This was the Bumgarner family.
The 1940s were difficult years. World War II was raging, and Sam served in the United States Marines, while Liz stayed home caring for Reggie and preparing for the birth of Oranna. After the war, Sam returned to work as a property clerk at Fort Duchesne, and the family lived in a government home in “the Circle.” By the mid-1950s, Liz and Sam started their own business: a combination grocery store and lunch counter in Fort Duchesne, which they named the Ute Trading Post.
But these were also the years when federal termination policies devastated Native communities. The Ute Tribe was targeted for termination, and Liz quickly became a strong voice for her people.
In the early 1950s, Liz was elected to represent the Uintas on the Ute Tribal Business Committee, where she fought tirelessly for her band. After termination policies began to take hold, she was elected to the first Board of Directors of the Affiliated Ute Citizens (A.U.C.), which sought to manage the division of tribal assets between full-blood and mixed-blood members. Alongside Preston Allen, Elmer Hackford, Lula (Harris) Murdock, and Bill Reed, Liz shouldered heavy responsibilities. Their first meeting was held on June 7, 1956, in the old Fort Duchesne hospital.

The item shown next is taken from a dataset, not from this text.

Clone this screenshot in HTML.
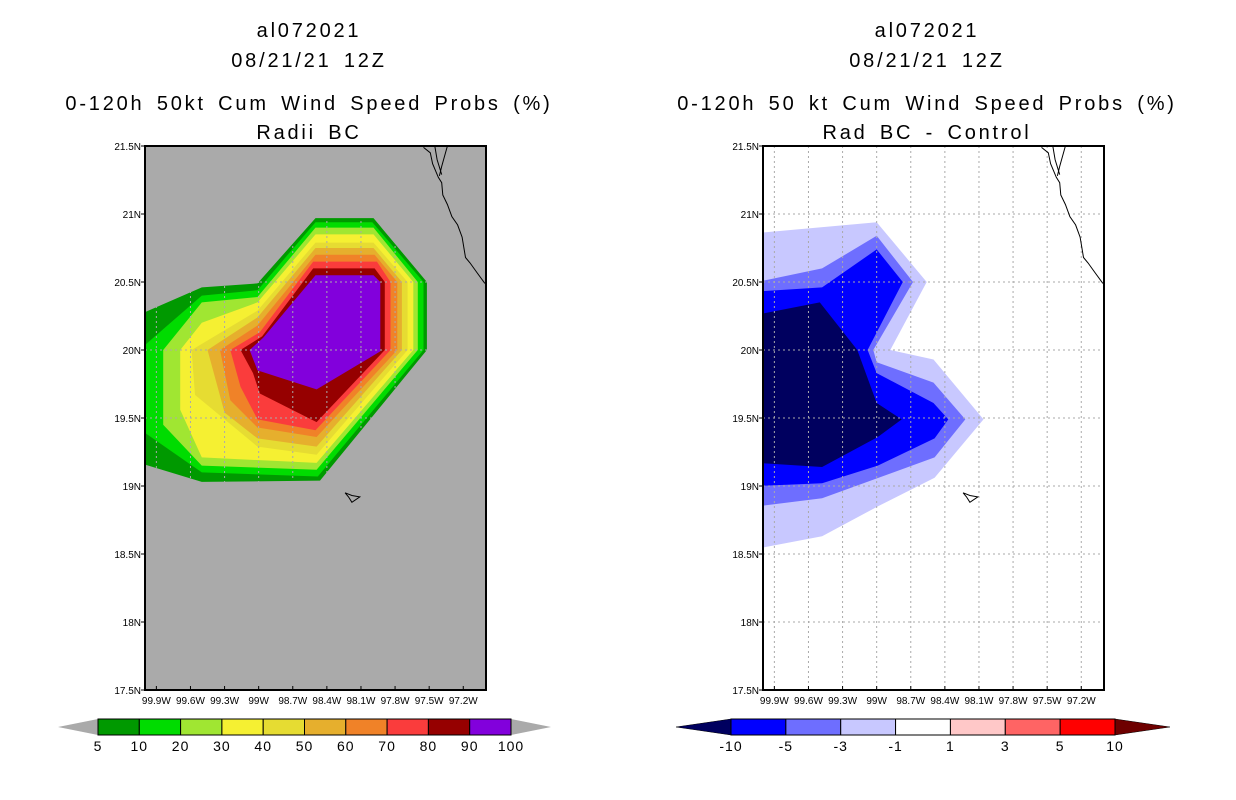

The work was grueling. The A.U.C. Board clashed constantly with the BIA superintendent, federal officials, and attorney John Boyden, who represented both full-blood and mixed-blood groups. Pressure mounted daily. As Parker Nielson later recorded in The Dispossessed, Liz stood at a general council meeting on May 4, 1955, and read a powerful statement calling for the dismissal of tribal employees Francis McKinley and Rex Curry, whom she and others believed had betrayed their people by supporting termination legislation pushed by Senator Arthur Watkins.
Liz carried these burdens heavily. Termination policies threatened her family’s future, her people’s survival, and her own children’s wellbeing. Her youngest daughter, Marleen, was diagnosed with terminal kidney disease. At the same time, her brother Rex Curry worked for the Tribe, leaving Liz painfully caught between family and duty.
By 1960, the federal government had begun retreating from termination as official policy, but for the mixed-blood Uintas, it was too late—the damage had already been done. Families lost lands, grazing rights, and shares of tribal assets. Health care vanished. Dishonest dealings stripped people of what little remained.
Liz and Sam tried to provide for their family. They moved their store to a 20-acre allotment near the Highway 40 turnoff to Fort Duchesne, painting Liz & Sam’s on the roof. Liz also secured land in Strawberry during the asset division. But as her daughter’s illness worsened, Liz was forced to lease land to non-members to pay for medical care.
Tragedy followed. Marleen died at just nine years old. Liz’s marriage crumbled under the strain, and Sam returned to Oklahoma. The store was foreclosed, and the children lost their inheritance. Liz turned increasingly to alcohol to numb the heartbreak of termination and the suffering of her people.
Her decline was painful to witness. Once a proud, beautiful woman with black hair and bright eyes, Liz endured abuse at the hands of an alcoholic husband, her spirit crushed by injustice.
On a cold winter morning—eerily like the day she was born—Liz’s life ended violently. The car she had traded her Ute distribution stocks for crashed at the intersection of Highway 40 and Lapoint Road, flying more than 100 feet before landing nose-first. Liz was found inside with a broken bottle embedded in her head, her leg still in a cast. She was only 45 years old.
And yet, her legacy endures.
“Liz’s spirit lives on.” So long as her family breathes, her work continues—the fight to break the chains of termination, to open the locked door that left the Uinta people imprisoned in their own homeland. Her struggle lit a fire that has not gone out.